This excellent article by Omer Levy, Yoav Goldberg and Ido Dagan give an amazingly detailed view on what is really behind Word2Vec method and GloVe success. I found it while reading comments on a Radim Rehurek’s post about Word2Vec.
Word2vec is one of the method which compete with our proprietary approach at eXenSa (the NCISC algorithm we use in eXenGine), even if it’s limited to words and documents. It produces very good embeddings.
What is truly impressive in the Levy et al. article is that they have dissected the algorithm to separate preprocessing choices (such as the word window or the count to weight transformation, which is basically Pointwise Mutual Information), algorithm parameters (for SVD, they show that removing the eigenvalues is always a good choice), and post-processing choices (for instance the distance computation for analogy tasks).

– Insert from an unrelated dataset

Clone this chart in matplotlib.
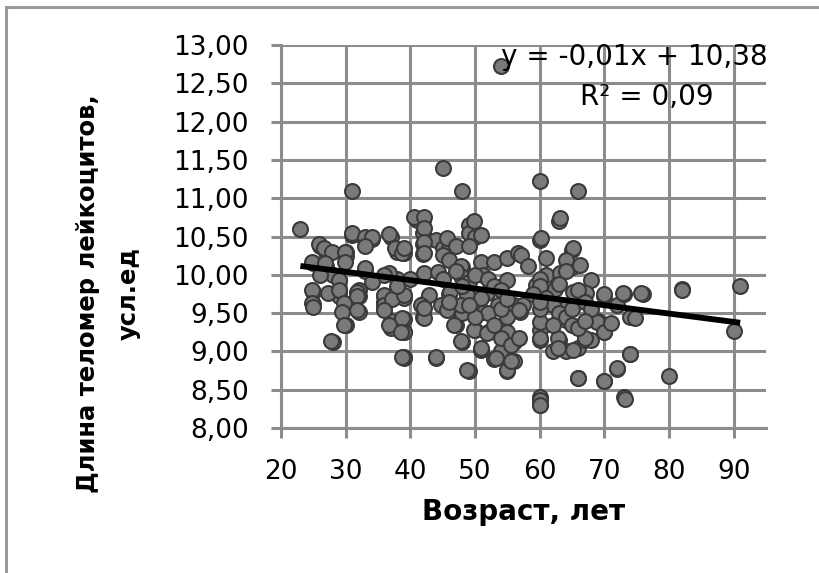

The only parameters they didn’t test is the number of target features. This is a bit odd, since that’s one of the selling point of NCISC, which performs very well even with 1/10 of the features required for Word2Vec, but can be easily explained since they already had to test something like 1000 different combinations.
As far as I can say, the most important piece of information from this article is that the choice of the method (raw PPMI, SVD, Word2Vec or Gradient Descent) does not play the biggest role in the final performance. It’s not really a surprise, since the main advantage of NN is in there non-linearity, and for text data, you basically already have too much dimensions to require dimensionality expansion.